También la lluvia (2010).

La madurez obtenida frente a las cámaras se hizo notar en la coral Íntimos y extraños. 3 historias y 1/2 (2008), de Rubén Alonso, y, tras un breve paréntesis de silencio, en sus intervenciones secundarias en Biutiful (2010), de Alejandro González Iñárritu, y El idioma imposible (2010), de Rodrigo Rodero. Aunque, sobre estas, brilla especialmente También la lluvia (2010), de Icíar Bollaín, en un doble papel como un inesperado Cristóbal Colón y el alcoholizado actor que lo interpreta con el que Karra Elejalde demostraba la excelente precisión con la que era capaz ya de redondear sus actuaciones.
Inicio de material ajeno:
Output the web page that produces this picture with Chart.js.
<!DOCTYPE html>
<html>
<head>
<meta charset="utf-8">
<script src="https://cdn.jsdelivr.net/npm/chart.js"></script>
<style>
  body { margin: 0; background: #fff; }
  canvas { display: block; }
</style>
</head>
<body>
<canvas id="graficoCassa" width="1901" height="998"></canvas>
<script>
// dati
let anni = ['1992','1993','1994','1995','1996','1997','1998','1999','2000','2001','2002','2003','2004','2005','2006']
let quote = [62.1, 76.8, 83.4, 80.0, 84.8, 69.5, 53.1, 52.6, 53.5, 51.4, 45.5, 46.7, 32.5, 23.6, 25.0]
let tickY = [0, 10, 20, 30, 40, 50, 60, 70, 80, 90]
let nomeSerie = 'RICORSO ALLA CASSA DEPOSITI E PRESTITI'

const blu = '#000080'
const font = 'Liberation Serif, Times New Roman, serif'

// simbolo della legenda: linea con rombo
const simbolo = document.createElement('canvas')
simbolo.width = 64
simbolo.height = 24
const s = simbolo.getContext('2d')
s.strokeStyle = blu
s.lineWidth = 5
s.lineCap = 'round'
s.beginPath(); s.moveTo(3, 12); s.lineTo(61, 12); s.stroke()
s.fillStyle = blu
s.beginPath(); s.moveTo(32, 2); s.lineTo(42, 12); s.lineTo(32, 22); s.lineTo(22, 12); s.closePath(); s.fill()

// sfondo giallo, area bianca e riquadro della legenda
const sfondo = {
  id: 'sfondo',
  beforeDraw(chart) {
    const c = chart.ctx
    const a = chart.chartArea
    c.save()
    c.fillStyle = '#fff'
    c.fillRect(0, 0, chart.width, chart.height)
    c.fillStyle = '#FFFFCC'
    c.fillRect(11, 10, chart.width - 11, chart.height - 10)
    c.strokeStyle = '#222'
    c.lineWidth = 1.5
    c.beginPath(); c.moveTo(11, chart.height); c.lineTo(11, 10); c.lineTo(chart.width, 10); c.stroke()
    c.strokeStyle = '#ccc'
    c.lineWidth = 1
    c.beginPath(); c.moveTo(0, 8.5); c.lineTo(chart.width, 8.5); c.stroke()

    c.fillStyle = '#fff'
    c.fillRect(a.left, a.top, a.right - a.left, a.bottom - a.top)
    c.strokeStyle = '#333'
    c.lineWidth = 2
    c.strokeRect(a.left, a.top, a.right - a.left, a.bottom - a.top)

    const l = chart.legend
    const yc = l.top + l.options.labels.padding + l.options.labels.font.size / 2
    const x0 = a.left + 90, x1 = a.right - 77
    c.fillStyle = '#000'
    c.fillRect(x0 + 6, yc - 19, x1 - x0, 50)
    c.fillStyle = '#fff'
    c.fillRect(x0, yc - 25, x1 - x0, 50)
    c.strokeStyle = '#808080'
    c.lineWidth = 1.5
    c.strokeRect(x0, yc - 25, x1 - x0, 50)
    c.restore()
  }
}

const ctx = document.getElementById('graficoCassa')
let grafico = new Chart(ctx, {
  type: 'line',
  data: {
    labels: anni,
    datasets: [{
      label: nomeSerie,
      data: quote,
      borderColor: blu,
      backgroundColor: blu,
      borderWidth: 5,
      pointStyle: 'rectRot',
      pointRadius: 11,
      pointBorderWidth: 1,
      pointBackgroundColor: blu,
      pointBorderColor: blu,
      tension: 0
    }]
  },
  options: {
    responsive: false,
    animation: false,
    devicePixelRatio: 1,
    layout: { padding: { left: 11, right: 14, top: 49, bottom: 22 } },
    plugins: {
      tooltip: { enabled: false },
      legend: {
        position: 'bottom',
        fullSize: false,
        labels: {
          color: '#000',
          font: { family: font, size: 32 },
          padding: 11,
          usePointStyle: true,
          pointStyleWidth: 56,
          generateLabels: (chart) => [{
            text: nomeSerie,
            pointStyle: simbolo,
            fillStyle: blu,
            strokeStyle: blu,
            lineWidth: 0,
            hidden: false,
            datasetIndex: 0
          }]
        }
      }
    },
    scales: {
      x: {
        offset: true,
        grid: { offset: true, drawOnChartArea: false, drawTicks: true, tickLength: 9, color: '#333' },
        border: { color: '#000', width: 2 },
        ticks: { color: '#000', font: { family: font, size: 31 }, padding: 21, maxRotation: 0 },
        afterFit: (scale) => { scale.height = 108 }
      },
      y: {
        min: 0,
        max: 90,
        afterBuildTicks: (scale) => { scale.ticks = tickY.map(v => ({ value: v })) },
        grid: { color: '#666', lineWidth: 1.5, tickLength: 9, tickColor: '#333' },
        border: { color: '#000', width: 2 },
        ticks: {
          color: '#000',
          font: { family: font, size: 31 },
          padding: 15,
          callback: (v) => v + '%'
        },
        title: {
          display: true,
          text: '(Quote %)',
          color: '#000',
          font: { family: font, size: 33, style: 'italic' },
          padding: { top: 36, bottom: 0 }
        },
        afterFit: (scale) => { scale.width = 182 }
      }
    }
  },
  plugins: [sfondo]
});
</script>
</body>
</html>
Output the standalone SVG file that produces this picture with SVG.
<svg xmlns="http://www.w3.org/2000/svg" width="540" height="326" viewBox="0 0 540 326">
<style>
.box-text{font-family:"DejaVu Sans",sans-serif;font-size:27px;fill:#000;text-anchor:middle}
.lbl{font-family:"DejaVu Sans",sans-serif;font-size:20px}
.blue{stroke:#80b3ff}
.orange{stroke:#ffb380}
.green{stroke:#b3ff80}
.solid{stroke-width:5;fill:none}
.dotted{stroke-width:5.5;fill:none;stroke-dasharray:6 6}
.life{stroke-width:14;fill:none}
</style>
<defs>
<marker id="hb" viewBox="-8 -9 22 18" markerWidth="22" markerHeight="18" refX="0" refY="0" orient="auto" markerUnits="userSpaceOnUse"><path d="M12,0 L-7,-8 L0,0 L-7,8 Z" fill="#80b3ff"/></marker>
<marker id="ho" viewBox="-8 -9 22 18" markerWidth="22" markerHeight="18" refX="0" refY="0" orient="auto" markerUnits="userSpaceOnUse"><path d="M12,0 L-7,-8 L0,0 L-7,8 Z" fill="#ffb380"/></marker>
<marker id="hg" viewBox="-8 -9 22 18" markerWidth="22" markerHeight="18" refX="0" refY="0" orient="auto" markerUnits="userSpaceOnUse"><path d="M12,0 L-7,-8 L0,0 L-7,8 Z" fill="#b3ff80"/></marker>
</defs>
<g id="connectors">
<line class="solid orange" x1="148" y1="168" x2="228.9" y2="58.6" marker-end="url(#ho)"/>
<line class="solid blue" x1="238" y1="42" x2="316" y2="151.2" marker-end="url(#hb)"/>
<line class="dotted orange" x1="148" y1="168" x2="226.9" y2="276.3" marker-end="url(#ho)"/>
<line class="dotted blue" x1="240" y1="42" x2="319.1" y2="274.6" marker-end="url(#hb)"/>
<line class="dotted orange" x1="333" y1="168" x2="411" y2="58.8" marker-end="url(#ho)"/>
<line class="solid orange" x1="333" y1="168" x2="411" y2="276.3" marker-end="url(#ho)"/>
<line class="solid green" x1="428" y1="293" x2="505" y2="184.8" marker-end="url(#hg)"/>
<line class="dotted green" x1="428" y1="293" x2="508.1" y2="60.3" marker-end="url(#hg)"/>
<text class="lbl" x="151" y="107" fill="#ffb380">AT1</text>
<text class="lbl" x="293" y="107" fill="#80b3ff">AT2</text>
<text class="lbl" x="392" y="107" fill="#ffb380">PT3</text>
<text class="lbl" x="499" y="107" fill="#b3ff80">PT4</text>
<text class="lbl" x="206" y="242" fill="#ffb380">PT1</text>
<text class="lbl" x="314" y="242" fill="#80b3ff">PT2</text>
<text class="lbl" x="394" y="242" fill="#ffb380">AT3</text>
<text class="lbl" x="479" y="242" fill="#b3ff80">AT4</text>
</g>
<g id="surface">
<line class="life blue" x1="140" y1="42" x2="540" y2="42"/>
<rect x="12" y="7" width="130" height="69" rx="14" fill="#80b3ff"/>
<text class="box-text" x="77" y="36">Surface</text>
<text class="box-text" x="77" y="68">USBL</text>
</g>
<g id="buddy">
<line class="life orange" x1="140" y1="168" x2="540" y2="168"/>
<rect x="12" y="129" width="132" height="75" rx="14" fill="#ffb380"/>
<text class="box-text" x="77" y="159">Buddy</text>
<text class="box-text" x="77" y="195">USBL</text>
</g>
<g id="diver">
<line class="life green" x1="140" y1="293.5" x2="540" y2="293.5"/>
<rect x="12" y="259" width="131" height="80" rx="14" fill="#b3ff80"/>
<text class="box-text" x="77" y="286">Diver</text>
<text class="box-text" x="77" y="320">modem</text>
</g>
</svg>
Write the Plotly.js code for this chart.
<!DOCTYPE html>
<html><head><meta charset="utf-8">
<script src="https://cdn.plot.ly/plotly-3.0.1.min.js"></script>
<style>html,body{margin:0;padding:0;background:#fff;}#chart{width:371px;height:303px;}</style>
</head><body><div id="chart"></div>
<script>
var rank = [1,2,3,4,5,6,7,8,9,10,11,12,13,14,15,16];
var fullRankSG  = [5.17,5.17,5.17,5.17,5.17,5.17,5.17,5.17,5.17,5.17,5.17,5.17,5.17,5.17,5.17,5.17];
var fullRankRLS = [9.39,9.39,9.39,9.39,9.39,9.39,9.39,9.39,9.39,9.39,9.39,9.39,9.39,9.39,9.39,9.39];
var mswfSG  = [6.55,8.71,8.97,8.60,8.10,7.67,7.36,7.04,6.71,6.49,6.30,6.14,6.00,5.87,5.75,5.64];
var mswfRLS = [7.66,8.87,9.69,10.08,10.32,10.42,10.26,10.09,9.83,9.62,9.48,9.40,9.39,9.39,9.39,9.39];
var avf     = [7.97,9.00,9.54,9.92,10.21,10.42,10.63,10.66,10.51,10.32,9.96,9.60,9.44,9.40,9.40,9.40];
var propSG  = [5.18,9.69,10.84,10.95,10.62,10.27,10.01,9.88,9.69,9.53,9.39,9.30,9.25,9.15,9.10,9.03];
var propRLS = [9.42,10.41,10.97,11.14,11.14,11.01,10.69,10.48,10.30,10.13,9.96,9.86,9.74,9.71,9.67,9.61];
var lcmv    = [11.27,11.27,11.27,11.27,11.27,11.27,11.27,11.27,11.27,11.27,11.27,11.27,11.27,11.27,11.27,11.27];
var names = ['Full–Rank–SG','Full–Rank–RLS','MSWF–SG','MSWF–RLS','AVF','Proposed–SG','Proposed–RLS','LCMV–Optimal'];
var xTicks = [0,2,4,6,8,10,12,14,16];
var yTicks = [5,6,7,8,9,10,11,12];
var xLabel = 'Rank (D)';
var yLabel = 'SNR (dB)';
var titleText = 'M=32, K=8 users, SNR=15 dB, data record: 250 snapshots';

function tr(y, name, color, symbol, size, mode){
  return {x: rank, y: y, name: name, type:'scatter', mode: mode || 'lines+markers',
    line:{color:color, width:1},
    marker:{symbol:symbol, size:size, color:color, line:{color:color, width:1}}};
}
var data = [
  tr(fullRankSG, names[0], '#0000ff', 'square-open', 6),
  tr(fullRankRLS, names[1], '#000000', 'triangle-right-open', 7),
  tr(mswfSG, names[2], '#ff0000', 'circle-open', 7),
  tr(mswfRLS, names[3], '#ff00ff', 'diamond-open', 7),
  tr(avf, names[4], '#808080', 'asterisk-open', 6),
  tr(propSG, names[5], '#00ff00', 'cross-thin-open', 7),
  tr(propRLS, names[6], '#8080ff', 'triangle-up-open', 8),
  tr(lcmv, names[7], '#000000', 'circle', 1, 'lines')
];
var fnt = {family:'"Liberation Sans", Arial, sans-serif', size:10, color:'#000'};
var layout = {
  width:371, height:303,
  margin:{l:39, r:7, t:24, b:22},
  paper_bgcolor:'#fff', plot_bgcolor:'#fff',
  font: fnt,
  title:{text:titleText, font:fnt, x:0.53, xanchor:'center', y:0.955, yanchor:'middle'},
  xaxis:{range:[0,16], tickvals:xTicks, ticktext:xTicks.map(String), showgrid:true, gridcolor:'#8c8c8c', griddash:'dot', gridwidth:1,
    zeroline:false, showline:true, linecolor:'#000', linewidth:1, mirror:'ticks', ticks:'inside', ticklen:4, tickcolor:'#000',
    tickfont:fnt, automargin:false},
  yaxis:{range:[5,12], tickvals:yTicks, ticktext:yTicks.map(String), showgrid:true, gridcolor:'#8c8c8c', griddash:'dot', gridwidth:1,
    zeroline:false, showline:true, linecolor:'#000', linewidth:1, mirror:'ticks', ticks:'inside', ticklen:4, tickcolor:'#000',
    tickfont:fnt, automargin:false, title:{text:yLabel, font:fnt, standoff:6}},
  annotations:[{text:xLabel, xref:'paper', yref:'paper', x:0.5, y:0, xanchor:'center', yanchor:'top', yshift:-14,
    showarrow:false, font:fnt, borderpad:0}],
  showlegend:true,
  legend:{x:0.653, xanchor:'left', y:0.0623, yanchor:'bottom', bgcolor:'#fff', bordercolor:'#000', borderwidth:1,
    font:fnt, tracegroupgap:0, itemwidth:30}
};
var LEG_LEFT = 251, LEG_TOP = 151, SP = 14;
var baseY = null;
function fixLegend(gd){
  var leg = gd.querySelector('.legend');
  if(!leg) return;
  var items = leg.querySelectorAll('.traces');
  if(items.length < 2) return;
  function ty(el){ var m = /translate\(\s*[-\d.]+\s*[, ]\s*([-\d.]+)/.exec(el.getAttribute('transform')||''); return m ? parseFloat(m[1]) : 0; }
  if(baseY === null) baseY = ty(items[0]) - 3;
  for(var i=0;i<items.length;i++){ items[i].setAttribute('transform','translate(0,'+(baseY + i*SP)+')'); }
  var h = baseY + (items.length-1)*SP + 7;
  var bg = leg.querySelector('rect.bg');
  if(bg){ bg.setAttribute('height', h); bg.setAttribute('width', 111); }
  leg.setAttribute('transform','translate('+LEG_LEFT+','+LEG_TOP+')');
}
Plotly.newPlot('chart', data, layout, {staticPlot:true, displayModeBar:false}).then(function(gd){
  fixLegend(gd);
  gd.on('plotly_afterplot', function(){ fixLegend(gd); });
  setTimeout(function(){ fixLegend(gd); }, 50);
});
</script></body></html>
Presente en todas las quinielas previas a la temporada de premios, su Goya al mejor actor de reparto (en la que suponía su primera nominación) y su Medalla del Círculo de Escritores Cinematográficos, en la misma categoría, ratificaron la alta consideración de la que debía ser objeto ya el intérprete.

Con Eduard Fernández, en Miel de naranjas (2012).

Consideración a la que hizo honor en su rotundo trabajo en Miel de naranjas (2012), su reencuentro con Uribe, en un papel con el que hubiera sido fácil caer en el estereotipo pero que Elejalde acomete desde una humanización desbordante, brillando por encima de las labores de la pareja protagonista. También en el mismo curso cinematográfico, regresó a las seguras manos de Calparsoro, con un papel secundario en Invasor (2012), ofreciendo el peso dramático y la dosis de prestigio que su veteranía ya acarrean a un producto cargado de fuego de artificio. Esta fue la última aparición en la gran pantalla de un actor que comienza, peligrosamente, a espaciar sus intervenciones en el cine, coincidiendo justo con el trasvase de categoría estelar que ha protagonizado en los últimos años, cuando el relevo generacional se ha cebado también con él y ha sabido renovarse a sí mismo en roles de carácter a los que Elejalde sabe imprimirles esa pátina de gravedad que los hace indispensables. Algo que, parece, es lo que nos deparará su nuevo trabajo en Ocho apellidos vascos, el regreso además del actor al género que lo convirtió en estrella.